[Task details] Your output is the lines from the first one to the one containing "import altair as alt", repeated exactly, with images left out.

[Data block]
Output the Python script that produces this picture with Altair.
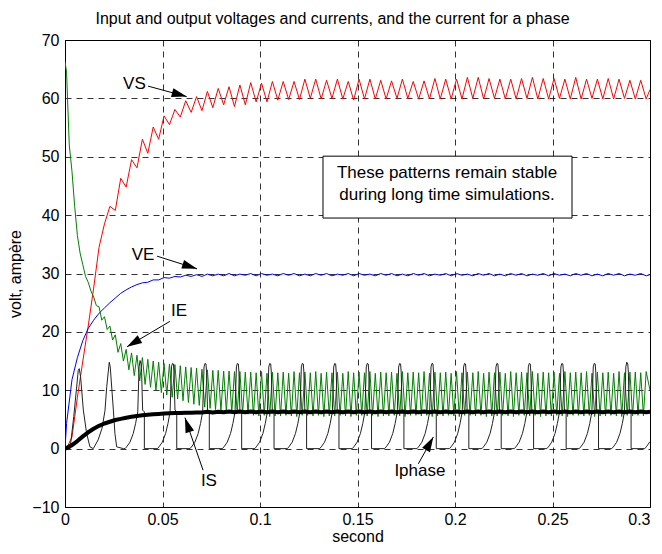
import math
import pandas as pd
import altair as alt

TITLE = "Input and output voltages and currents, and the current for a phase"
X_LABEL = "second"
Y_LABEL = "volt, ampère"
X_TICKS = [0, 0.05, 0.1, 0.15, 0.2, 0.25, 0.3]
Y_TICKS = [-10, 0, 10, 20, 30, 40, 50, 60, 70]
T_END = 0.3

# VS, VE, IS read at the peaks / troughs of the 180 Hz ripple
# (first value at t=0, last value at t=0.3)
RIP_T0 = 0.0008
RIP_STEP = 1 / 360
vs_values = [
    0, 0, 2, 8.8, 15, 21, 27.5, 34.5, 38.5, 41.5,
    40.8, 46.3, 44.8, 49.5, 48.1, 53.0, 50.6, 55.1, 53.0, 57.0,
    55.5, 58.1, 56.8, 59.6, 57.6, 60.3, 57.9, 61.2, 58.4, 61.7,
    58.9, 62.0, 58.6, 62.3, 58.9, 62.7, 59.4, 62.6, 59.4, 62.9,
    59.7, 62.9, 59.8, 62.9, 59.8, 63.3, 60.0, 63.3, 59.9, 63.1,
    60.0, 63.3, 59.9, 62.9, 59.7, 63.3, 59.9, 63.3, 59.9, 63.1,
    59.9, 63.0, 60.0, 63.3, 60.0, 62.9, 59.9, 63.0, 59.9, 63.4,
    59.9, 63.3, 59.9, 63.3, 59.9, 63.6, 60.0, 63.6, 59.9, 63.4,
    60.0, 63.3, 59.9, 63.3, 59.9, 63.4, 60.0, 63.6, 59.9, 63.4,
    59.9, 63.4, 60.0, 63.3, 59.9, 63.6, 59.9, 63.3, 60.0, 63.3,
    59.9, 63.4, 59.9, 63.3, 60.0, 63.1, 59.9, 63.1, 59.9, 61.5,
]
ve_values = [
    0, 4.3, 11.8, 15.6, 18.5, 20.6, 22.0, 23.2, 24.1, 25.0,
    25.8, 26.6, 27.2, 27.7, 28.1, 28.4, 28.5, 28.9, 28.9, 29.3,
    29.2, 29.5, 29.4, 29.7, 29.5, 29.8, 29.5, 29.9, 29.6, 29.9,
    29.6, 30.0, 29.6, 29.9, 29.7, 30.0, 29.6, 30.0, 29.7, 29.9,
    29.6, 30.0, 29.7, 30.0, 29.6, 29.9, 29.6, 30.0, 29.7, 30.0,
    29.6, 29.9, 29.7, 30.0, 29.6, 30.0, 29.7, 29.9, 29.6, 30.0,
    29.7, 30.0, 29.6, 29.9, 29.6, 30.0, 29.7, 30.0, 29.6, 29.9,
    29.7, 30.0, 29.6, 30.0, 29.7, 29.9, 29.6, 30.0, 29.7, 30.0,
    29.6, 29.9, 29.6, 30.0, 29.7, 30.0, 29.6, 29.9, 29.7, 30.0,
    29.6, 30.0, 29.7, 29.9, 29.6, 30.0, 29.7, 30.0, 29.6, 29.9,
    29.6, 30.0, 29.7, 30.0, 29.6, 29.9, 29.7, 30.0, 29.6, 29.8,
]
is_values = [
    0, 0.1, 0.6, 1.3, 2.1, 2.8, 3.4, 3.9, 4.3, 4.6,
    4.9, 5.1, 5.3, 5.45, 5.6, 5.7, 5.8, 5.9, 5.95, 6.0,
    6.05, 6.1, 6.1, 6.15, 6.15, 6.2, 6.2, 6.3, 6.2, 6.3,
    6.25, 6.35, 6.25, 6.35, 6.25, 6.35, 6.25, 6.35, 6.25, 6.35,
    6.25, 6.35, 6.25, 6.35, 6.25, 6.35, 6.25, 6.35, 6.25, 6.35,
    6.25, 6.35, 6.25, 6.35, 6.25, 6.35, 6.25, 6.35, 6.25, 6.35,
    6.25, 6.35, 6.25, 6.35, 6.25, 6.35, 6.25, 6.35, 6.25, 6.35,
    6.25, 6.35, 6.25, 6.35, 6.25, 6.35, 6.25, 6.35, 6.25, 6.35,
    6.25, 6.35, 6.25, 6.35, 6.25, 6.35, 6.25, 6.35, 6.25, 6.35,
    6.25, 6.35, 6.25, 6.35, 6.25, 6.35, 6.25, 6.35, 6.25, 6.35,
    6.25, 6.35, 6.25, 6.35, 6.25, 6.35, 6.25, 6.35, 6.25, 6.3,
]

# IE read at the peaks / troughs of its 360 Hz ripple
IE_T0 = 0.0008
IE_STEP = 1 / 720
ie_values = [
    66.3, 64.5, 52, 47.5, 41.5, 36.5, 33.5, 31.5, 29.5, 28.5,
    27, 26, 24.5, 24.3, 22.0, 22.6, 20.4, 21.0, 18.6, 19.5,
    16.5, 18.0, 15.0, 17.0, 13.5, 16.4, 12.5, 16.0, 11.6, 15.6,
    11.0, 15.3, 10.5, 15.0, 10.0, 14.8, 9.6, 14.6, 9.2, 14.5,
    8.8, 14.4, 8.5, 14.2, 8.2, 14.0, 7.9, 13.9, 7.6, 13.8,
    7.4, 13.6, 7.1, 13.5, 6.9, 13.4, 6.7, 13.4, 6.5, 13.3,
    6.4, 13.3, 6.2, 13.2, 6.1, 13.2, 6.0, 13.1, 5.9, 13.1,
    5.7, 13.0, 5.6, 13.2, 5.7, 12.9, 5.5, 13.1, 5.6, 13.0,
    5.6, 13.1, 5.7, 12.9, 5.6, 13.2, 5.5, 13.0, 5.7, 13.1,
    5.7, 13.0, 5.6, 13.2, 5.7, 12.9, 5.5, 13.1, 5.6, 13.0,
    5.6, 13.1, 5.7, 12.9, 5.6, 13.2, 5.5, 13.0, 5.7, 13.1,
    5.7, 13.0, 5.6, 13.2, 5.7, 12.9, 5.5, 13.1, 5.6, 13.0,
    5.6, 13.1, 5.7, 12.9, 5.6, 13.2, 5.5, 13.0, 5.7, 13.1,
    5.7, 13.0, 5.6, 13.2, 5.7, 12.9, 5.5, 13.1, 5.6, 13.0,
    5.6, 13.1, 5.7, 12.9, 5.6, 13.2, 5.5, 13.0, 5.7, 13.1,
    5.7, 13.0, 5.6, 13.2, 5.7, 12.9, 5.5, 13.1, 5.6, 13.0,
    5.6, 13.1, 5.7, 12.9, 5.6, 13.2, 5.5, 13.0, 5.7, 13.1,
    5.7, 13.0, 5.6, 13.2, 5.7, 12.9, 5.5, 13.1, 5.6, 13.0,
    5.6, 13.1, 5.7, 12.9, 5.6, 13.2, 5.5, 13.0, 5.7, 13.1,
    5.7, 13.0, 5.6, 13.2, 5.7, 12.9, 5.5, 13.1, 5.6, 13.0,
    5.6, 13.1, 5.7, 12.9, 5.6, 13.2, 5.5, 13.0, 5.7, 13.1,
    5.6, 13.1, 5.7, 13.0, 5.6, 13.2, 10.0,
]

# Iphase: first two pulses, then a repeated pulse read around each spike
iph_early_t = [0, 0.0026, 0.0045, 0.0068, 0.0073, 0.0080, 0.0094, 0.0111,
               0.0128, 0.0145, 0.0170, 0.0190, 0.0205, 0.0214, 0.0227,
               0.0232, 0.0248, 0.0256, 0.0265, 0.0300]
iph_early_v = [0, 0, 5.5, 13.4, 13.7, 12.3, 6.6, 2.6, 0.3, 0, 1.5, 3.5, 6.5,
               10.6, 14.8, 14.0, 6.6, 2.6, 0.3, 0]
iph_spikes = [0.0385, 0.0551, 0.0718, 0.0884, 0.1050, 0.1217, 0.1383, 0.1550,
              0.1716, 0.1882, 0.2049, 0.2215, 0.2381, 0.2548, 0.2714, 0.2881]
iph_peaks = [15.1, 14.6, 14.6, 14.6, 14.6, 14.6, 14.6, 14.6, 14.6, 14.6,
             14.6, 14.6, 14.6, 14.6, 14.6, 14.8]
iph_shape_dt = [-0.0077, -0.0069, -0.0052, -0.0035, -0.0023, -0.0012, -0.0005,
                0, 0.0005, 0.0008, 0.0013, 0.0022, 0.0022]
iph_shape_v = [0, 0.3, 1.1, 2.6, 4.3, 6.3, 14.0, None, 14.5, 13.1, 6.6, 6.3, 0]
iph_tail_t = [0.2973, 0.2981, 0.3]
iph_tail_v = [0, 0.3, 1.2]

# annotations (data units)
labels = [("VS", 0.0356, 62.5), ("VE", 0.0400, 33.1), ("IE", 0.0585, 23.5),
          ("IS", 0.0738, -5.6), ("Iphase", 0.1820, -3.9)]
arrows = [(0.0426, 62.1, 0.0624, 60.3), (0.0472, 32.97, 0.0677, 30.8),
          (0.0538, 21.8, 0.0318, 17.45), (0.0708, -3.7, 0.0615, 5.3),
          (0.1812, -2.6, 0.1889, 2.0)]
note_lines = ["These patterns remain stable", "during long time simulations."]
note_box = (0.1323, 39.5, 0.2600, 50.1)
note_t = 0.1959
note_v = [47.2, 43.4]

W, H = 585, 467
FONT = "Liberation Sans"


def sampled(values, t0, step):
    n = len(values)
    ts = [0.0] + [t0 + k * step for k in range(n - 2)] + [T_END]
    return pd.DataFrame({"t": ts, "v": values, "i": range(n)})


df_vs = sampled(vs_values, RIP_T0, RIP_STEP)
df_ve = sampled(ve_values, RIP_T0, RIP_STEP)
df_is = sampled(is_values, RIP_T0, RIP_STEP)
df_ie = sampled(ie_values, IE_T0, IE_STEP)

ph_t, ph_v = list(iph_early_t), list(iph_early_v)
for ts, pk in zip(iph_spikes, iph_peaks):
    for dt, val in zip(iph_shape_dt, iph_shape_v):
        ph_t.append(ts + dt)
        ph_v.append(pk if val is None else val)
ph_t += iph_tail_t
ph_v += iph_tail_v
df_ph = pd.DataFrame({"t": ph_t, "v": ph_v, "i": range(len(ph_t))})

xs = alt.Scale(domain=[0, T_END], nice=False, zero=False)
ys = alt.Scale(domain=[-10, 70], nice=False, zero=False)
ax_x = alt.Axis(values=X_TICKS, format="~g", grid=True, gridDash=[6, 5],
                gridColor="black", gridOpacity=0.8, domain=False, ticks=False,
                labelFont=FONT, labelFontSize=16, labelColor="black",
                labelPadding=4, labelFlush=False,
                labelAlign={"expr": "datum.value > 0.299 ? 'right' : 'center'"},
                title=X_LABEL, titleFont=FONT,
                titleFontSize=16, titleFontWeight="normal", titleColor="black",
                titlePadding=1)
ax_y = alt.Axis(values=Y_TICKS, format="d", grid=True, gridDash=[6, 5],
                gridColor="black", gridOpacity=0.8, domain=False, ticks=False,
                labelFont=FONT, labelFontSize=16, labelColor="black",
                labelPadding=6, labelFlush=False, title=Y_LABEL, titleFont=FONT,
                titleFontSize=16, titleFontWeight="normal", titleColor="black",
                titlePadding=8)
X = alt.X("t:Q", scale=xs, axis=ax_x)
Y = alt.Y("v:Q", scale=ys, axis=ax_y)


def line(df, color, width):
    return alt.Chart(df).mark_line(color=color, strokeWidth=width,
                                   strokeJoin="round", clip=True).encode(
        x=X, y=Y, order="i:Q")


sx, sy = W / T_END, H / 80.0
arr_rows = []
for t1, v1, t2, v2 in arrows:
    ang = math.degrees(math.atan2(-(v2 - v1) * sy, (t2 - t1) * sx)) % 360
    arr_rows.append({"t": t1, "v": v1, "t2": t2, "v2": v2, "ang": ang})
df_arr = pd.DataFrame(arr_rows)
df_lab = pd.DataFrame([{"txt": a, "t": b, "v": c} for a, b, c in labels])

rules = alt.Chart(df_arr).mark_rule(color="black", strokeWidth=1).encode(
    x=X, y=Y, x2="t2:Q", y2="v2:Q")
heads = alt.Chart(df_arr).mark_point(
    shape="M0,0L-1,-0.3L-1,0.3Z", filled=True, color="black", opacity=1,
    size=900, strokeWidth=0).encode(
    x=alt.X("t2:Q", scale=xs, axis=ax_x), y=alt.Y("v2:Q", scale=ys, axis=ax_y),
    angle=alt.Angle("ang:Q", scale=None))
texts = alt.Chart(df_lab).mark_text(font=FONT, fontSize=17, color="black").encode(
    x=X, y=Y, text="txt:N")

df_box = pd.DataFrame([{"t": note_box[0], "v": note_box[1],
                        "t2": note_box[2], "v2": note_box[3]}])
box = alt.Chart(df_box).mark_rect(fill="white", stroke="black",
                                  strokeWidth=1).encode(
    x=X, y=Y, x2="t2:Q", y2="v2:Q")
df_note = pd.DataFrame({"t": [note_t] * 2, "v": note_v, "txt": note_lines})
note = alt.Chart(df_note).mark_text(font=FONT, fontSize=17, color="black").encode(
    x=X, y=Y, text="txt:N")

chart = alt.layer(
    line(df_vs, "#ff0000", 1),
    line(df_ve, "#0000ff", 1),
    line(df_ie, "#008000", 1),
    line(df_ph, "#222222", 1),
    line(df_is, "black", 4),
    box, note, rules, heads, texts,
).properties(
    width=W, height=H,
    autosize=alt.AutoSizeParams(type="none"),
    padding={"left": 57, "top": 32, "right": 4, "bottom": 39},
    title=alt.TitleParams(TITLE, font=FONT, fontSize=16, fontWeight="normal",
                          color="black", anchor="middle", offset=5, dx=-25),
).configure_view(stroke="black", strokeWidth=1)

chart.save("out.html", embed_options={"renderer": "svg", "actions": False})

[Full answer]
Output the Python script that produces this picture with Altair.
import math
import pandas as pd
import altair as alt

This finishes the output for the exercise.